What's so wrong about just taking the first two years of college as just the usual first two years? A CC can provide that. A CC can use a good calculus book; when I took calculus, I used the same book Harvard used; that is, Harvard was willing to teach a calculus course, just calculus from just a common book, to I don't know who took it. Given the book and anything like a competent CC teacher, the Harvard course doesn't have much room to be better than a CC course, especially if the student followed my recommendations on self study before the course.

I know; I know; maybe the freshman English lit course at Harvard is taught by a Nobel prize winner in literature and can provide some astoundingly profound insights into Henry James and, thus, change the lives of the students. I'm not impressed.

You seem eager to "pay a lot" for the first two years of college.


I'm not sure about "cheaper schooling, lower quality". In engineering and computer science there are state schools that compete, IMO, pretty handily with "the best". you might snigger and scoff, but hiring managers at good companies don't.

also, if you start your degree at a CC and transfer to a 4 year to finish, what does it says on your diploma? exactly what it would say if you went there for four years. I wouldn't recommend keeping secrets about your life, but if no one asks...

I did keep taking math classes! I have a math minor.


yeah, so, I was rushing. I edited the previous post: what matters is all the things that go along with cheaper schooling, not that fact that it's cheap.


Sounds that it is a lot about credentials. Sadly enough it is. My experience with my education in industrial engineering at "university of applied sciences" in germany (whatever that would be in the US...) was rather good even when compared to the big names around here as far as knowldge is concerned. Yet, the fact remained that it wasn't a big name.


A graduate school will be eager to forgive the first two years in a community college given what else I assumed: A four year college for the last two years, glowing recommendations from professors, and excellent GRE scores.

That a guy started at a community college and ended up with excellent GRE scores is an impressive 'trajectory', and mostly good graduate schools will be sufficiently impressed. The graduate schools are hungry for highly motivated, good students and will want to grab what I described.
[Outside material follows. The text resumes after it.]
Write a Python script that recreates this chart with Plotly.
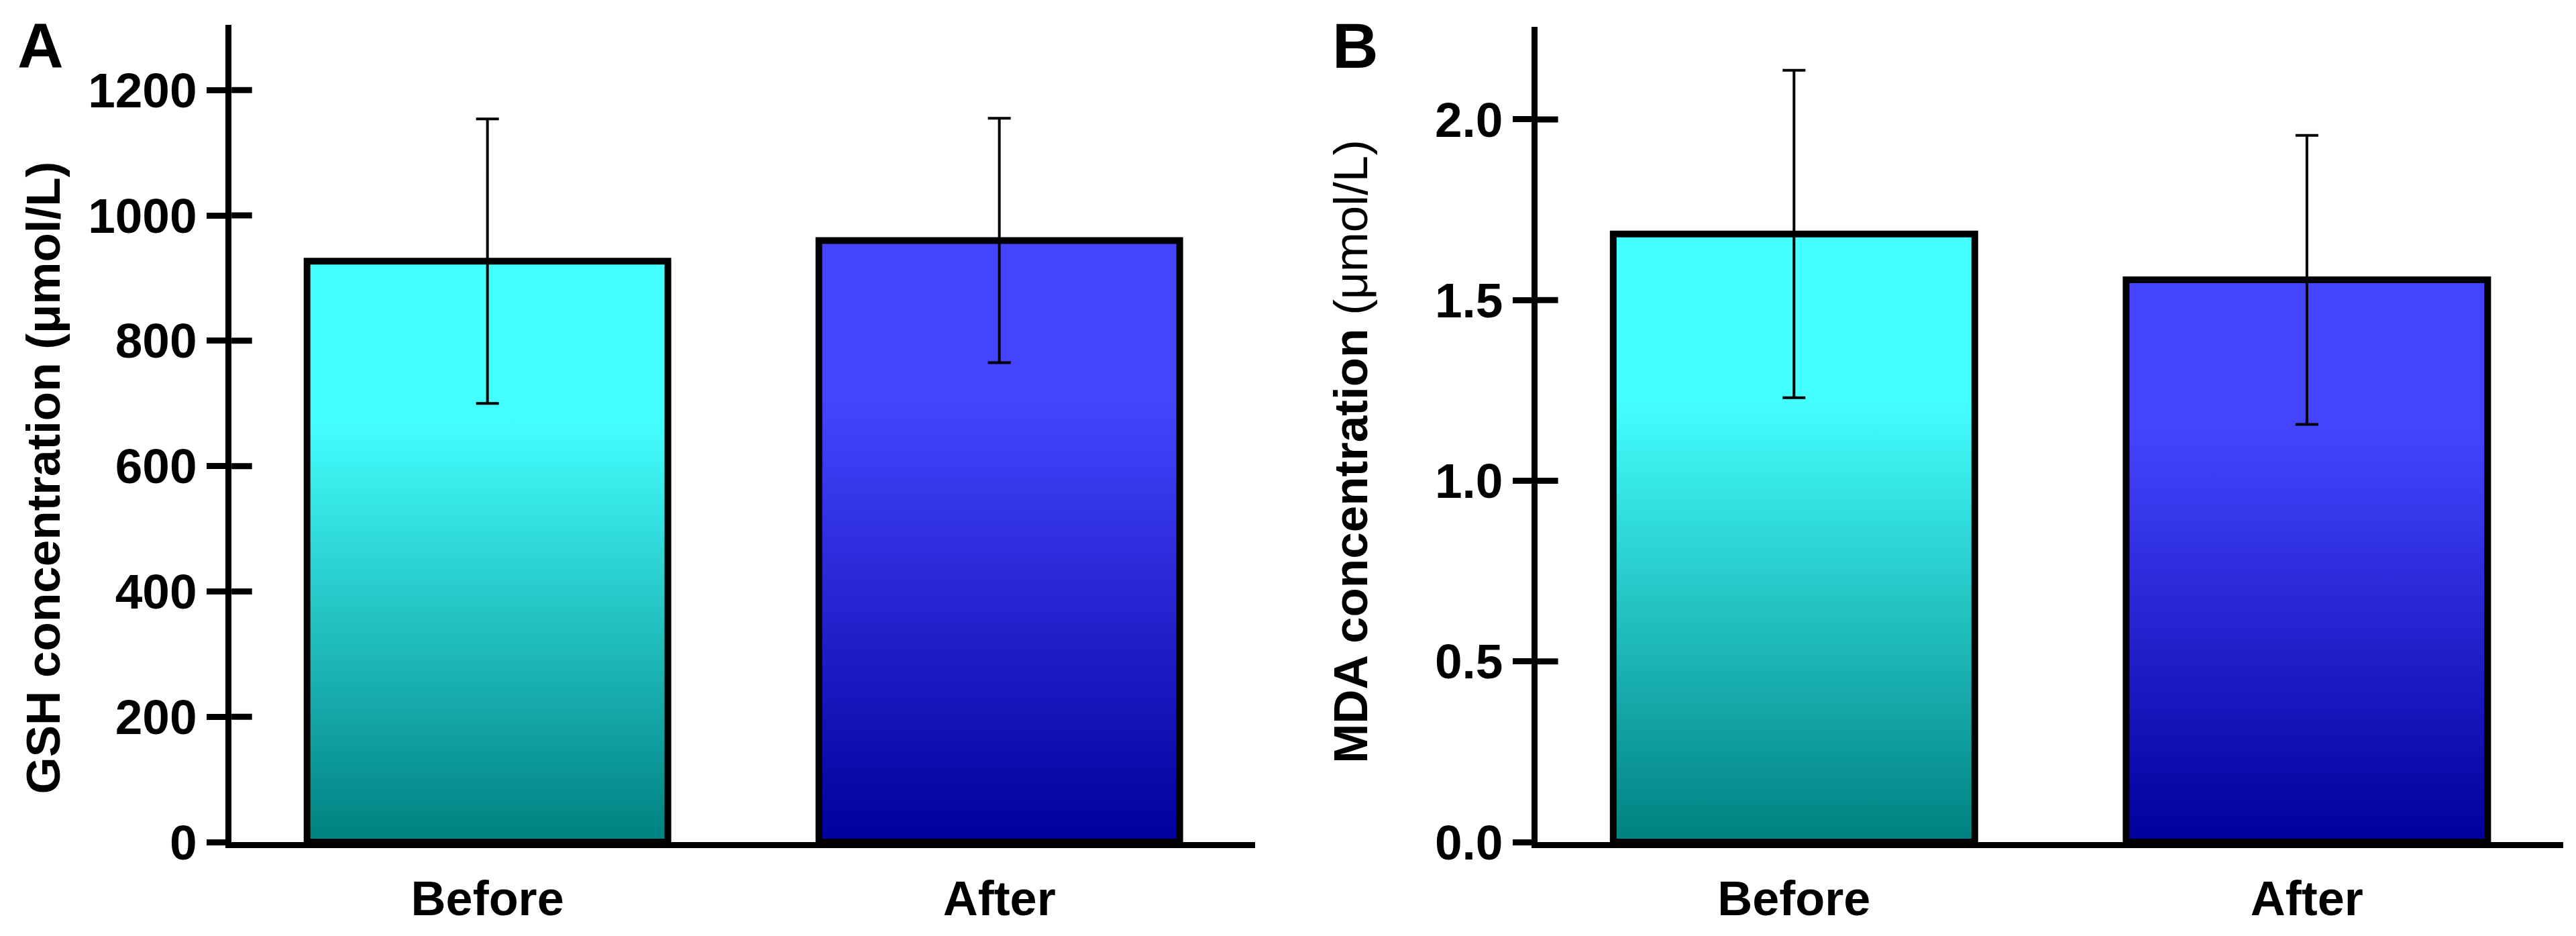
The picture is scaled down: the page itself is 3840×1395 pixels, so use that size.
import plotly.graph_objects as go

# group labels and values
groups = ['Before', 'After']
gsh_mean = [927, 960]
gsh_sd = [227, 195]
mda_mean = [1.683, 1.556]
mda_sd = [0.453, 0.400]

gsh_ticks = [0, 200, 400, 600, 800, 1000, 1200]
mda_ticks = [0.0, 0.5, 1.0, 1.5, 2.0]

# bottom -> top gradient for each group
bar_scales = [
    [[0, '#008080'], [0.73, '#44ffff'], [1, '#44ffff']],
    [[0, '#00009c'], [0.73, '#4444ff'], [1, '#4444ff']],
]
bar_w = 0.705
x_range = [-0.5, 1.5]

FONT = 'Liberation Sans, Arial, sans-serif'

fig = go.Figure()


def add_panel(means, sds, ticks, xref, yref):
    # inner half of the crossing y ticks
    tx, ty = [], []
    for v in ticks[1:]:
        tx += [x_range[0] - 0.01, x_range[0] + 0.04, None]
        ty += [v, v, None]
    fig.add_trace(go.Scatter(
        x=tx, y=ty, xaxis=xref, yaxis=yref, mode='lines',
        line=dict(color='black', width=9), cliponaxis=False,
        hoverinfo='skip', showlegend=False,
    ))
    # one filled rectangle per group, with a vertical colour gradient
    for i, (m, scale) in enumerate(zip(means, bar_scales)):
        x0, x1 = i - bar_w / 2, i + bar_w / 2
        fig.add_trace(go.Scatter(
            x=[x0, x1, x1, x0, x0], y=[0, 0, m, m, 0],
            xaxis=xref, yaxis=yref,
            mode='lines', fill='toself',
            fillgradient=dict(type='vertical', colorscale=scale),
            line=dict(color='black', width=10),
            hoverinfo='skip', showlegend=False,
        ))
    # error bars on top of the bars
    fig.add_trace(go.Scatter(
        x=list(range(len(means))), y=means,
        xaxis=xref, yaxis=yref,
        mode='markers', marker=dict(size=1, color='rgba(0,0,0,0)'),
        error_y=dict(type='data', array=sds, color='black', thickness=4, width=17),
        hoverinfo='skip', showlegend=False,
    ))


add_panel(gsh_mean, gsh_sd, gsh_ticks, 'x', 'y')
add_panel(mda_mean, mda_sd, mda_ticks, 'x2', 'y2')

ybot = 0.079
xdom_a = [0.0878, 0.4852]
xdom_b = [0.5948, 0.9930]

xaxis_common = dict(
    range=x_range, tickvals=list(range(len(groups))), ticktext=groups,
    showline=True, linecolor='black', linewidth=9, ticks='',
    showgrid=False, zeroline=False, ticklabelstandoff=14,
    tickfont=dict(family=FONT, size=72, color='black', weight='bold'),
)
yaxis_common = dict(
    showline=True, linecolor='black', linewidth=9,
    ticks='outside', ticklen=28, tickwidth=9, tickcolor='black',
    showgrid=False, zeroline=False,
    tickfont=dict(family=FONT, size=73, color='black', weight='bold'),
)

fig.update_layout(
    width=3840, height=1395,
    margin=dict(l=0, r=0, t=0, b=0),
    paper_bgcolor='white', plot_bgcolor='white',
    showlegend=False,
    xaxis=dict(xaxis_common, domain=xdom_a, anchor='y'),
    xaxis2=dict(xaxis_common, domain=xdom_b, anchor='y2'),
    yaxis=dict(yaxis_common, domain=[ybot, 0.9785], range=[0, 1304],
               tickvals=gsh_ticks, anchor='x'),
    yaxis2=dict(yaxis_common, domain=[ybot, 0.9763], range=[0, 2.256],
                tickvals=mda_ticks, tickformat='.1f', anchor='x2'),
    annotations=[
        dict(text='<b>A</b>', x=0.0138, y=0.9556, xref='paper', yref='paper',
             xanchor='center', yanchor='middle', showarrow=False,
             font=dict(family=FONT, size=95, color='black')),
        dict(text='<b>B</b>', x=0.5242, y=0.9556, xref='paper', yref='paper',
             xanchor='center', yanchor='middle', showarrow=False,
             font=dict(family=FONT, size=95, color='black')),
        dict(text='<b>GSH concentration (μmol/L)</b>', x=0.0148, y=0.4803,
             xref='paper', yref='paper', xanchor='center', yanchor='middle',
             textangle=-90, showarrow=False,
             font=dict(family=FONT, size=71, color='black')),
        dict(text='<b>MDA concentration</b> (μmol/L)', x=0.5224, y=0.509,
             xref='paper', yref='paper', xanchor='center', yanchor='middle',
             textangle=-90, showarrow=False,
             font=dict(family=FONT, size=71, color='black')),
    ],
)

fig.write_html('out.html')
I reread this branch and thought it sounded awful. What I meant to say is that if you optimize for low cost, you're limiting your choices to schools that lack the reputation. I don't know very many schools that have both (maybe some state schools). And yeah, this results in having a burden to defend yourself.

I wish I could delete the rest of this branch.
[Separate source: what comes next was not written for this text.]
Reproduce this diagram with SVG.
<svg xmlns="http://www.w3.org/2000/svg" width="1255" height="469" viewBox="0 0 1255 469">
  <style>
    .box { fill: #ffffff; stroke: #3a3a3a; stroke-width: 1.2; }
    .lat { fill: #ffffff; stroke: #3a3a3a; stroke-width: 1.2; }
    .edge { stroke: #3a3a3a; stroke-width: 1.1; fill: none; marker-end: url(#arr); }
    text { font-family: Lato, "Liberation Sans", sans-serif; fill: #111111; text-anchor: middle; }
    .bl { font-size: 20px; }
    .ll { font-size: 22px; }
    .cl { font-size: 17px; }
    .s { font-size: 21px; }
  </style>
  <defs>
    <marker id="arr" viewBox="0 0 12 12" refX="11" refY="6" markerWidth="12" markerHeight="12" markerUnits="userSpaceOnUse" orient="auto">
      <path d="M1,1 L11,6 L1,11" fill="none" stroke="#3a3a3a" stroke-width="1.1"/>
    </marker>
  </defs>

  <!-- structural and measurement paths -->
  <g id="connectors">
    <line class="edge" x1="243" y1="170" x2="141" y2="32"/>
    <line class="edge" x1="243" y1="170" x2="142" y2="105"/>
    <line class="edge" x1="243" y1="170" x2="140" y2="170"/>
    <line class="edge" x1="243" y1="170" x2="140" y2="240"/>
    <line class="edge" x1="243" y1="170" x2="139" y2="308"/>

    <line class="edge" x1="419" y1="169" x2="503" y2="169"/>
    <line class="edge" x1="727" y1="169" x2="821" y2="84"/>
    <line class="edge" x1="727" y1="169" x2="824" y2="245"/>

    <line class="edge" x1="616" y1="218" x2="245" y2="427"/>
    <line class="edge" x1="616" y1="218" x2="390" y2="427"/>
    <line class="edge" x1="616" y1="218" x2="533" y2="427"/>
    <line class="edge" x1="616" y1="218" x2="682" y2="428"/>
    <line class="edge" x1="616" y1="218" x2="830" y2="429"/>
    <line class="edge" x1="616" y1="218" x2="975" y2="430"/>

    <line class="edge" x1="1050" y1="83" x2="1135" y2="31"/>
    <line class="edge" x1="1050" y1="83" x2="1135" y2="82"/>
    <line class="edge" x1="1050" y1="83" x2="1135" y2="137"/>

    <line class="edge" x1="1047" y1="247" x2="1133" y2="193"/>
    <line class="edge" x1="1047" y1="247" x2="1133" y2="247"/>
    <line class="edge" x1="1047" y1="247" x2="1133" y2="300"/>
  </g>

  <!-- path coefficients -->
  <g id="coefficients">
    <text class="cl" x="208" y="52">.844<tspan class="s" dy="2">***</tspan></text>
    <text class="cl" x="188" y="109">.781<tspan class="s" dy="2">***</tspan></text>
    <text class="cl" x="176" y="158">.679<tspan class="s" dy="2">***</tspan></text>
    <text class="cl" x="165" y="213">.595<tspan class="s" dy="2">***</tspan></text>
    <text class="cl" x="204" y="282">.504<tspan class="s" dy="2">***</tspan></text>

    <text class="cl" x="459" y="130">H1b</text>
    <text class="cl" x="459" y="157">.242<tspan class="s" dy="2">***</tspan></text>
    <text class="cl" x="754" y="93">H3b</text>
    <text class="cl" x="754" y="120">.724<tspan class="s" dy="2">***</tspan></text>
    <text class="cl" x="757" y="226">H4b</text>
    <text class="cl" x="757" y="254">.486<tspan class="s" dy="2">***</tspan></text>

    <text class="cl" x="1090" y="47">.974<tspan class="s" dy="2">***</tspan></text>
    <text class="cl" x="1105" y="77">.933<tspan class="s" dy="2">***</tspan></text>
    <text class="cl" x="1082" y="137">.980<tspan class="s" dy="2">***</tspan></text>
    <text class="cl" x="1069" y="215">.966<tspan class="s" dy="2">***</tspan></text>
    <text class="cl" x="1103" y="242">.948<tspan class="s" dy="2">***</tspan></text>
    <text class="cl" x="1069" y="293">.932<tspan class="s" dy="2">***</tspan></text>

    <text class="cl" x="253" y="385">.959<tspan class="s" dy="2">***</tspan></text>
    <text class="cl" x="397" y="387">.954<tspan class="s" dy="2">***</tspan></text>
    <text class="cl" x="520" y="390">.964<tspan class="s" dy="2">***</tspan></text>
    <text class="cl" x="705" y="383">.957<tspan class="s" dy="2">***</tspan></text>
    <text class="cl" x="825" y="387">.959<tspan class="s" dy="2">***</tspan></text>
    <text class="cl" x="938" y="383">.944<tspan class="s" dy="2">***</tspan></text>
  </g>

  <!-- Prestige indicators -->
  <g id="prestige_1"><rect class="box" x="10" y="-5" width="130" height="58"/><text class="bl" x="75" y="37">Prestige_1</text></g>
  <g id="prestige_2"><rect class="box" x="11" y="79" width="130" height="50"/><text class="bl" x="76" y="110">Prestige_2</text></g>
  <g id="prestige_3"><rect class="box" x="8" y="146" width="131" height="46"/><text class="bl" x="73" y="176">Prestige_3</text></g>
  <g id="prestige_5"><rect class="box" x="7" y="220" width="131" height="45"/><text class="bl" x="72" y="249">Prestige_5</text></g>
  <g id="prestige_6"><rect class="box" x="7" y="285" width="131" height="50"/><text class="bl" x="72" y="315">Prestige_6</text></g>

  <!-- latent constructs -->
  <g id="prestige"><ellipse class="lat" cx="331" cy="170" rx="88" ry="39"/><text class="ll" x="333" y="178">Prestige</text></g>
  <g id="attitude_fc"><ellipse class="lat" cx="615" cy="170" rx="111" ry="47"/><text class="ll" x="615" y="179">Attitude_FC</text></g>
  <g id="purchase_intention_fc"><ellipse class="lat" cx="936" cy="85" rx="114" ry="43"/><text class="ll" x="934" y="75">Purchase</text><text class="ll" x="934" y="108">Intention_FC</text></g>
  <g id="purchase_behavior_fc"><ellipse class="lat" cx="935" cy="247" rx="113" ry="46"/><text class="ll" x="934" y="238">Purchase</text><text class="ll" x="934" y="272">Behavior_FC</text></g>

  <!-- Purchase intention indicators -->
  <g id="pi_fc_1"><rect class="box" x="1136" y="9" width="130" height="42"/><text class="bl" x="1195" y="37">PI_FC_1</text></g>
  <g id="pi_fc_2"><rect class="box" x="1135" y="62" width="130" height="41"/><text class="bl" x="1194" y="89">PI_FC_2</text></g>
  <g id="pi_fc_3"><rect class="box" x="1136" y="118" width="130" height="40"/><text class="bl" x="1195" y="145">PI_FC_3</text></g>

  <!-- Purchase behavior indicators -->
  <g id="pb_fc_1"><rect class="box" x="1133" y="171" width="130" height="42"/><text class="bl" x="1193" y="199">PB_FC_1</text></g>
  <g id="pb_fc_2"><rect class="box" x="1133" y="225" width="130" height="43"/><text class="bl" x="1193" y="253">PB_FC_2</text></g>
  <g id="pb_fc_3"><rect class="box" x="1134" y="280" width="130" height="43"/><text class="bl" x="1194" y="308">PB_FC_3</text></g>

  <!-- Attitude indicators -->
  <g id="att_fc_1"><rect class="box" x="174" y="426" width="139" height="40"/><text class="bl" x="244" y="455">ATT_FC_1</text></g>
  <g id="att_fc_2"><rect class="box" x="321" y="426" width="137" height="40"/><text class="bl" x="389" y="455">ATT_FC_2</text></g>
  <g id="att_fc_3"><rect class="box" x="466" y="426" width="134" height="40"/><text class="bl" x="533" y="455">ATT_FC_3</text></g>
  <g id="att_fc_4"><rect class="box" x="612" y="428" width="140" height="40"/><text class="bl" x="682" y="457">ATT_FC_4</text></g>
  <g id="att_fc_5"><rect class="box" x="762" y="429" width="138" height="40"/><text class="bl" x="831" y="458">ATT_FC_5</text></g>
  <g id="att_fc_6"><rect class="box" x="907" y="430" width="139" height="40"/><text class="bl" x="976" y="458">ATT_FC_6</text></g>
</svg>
In the job market, reputation of your undergrad generally doesn't much doesn't matter after the first 5 years. Multiple studies show that students from different schooling backgrounds reach employment parity in most every situation.

Anecdotally, in my own case, I hit employment parity with my Ivy League/Top-10 school peers at 6 years, and have long since surpassed most of them in the job market and standard of living (due to an unbelievably smaller debt load).

The only people I know from my starting peer group who I could comfortably say have a higher standard of living than I do also went to regular 'ol state schools but just worked harder/smarter than I did.

I get fairly regular recruitment pitches from the Google's, Amazon's and Facebook's, and have worked for some of the biggest and best companies in their industries. (I've noticed an uptick in Google courtships over the last couple years as they finally brought their data crunching prowress to analyze hiring success and found that their traditional hiring pools did not necessarily provide the best employees)

All that being said, if I were so inclined, there are positions (high end consulting, finance, high-level politics) that I'm less likely to ever end up in due to fierce protectionism by "old guard". But I'm finding those hard kernels of school fashionistas are rapidly disappearing now as well.


Nice discussion, at least for me. So don't worry. Because you're right, having a big name like MIT on your CV opens doors that otherwise keep closed. That doesn't necessarily mean the education is really better, but the fact remains.

On the other hand, if you don't have the money there are not a lot of opportunities left. And I for my part prefer some who showed that kind of ambition over everyone else who hand it "the easy way" (not meaning an MIT degree is easy at all, just saying there are roads with more rocks than others).